Provided data =>
• • • •

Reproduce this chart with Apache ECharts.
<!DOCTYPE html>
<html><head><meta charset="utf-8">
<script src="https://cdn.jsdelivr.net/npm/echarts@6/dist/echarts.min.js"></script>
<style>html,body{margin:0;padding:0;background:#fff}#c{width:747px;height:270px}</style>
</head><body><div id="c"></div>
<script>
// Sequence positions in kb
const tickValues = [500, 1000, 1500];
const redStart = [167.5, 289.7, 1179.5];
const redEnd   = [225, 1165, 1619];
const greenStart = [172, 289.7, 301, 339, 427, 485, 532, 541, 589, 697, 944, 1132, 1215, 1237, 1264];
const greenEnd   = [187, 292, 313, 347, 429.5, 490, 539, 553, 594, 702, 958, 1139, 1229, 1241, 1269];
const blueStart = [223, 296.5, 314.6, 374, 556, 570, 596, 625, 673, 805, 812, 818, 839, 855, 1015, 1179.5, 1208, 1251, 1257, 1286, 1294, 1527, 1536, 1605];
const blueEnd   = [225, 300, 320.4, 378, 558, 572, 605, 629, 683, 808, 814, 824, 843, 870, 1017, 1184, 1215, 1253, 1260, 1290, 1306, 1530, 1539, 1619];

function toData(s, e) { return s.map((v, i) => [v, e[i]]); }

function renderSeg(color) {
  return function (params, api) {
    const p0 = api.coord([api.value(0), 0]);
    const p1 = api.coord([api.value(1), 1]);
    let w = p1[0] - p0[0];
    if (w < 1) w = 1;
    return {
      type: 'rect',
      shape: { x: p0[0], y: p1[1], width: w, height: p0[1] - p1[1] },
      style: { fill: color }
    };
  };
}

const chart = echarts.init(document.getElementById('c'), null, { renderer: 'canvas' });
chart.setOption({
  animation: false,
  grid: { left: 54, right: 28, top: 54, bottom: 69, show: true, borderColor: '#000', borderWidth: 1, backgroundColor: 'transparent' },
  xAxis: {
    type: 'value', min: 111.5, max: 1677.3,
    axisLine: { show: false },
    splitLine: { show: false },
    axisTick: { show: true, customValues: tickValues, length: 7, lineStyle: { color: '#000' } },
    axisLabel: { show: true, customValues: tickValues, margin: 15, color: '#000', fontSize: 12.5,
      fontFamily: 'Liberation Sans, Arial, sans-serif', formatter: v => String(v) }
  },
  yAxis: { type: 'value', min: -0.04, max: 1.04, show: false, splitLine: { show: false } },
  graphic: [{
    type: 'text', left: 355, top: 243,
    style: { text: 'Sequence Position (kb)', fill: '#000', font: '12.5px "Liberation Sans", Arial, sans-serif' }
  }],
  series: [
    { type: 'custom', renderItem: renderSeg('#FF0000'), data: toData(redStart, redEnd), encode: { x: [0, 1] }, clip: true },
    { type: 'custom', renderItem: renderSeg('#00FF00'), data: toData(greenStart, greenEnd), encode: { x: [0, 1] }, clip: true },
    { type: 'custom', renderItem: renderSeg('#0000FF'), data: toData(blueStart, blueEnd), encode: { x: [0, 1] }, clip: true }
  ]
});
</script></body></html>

• • • •

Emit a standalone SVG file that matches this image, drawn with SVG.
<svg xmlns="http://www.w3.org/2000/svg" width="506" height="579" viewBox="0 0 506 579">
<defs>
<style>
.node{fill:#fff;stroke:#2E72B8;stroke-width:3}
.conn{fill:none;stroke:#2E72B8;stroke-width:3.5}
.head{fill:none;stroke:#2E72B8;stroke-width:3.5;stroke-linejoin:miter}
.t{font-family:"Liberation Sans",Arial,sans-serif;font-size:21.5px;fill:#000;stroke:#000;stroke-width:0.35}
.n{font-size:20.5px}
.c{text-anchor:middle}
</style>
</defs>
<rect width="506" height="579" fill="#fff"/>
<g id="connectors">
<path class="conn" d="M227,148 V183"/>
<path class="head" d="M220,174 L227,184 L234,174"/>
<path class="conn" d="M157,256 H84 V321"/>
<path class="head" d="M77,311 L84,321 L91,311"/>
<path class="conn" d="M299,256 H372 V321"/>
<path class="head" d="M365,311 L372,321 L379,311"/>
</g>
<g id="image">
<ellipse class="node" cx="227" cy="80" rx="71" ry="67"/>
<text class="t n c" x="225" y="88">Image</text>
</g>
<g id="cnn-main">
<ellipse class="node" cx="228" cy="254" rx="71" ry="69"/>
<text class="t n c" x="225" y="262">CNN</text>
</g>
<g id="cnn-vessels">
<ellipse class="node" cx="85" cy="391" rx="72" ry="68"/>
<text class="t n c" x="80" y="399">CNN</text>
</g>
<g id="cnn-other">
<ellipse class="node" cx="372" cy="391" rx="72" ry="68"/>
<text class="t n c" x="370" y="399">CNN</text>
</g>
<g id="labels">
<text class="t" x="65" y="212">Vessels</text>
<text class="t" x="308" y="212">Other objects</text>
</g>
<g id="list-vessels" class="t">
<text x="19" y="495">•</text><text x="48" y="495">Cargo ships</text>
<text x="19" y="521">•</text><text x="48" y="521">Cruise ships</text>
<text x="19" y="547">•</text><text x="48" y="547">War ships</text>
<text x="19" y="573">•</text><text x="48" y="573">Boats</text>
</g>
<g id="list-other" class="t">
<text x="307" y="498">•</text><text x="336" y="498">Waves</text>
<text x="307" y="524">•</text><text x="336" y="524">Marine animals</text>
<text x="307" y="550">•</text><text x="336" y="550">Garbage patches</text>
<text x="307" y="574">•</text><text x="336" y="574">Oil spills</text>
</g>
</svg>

• • • •

What needs to be done =>
In the entries above, count each line with "this"; reply with the total only.

In response =>
2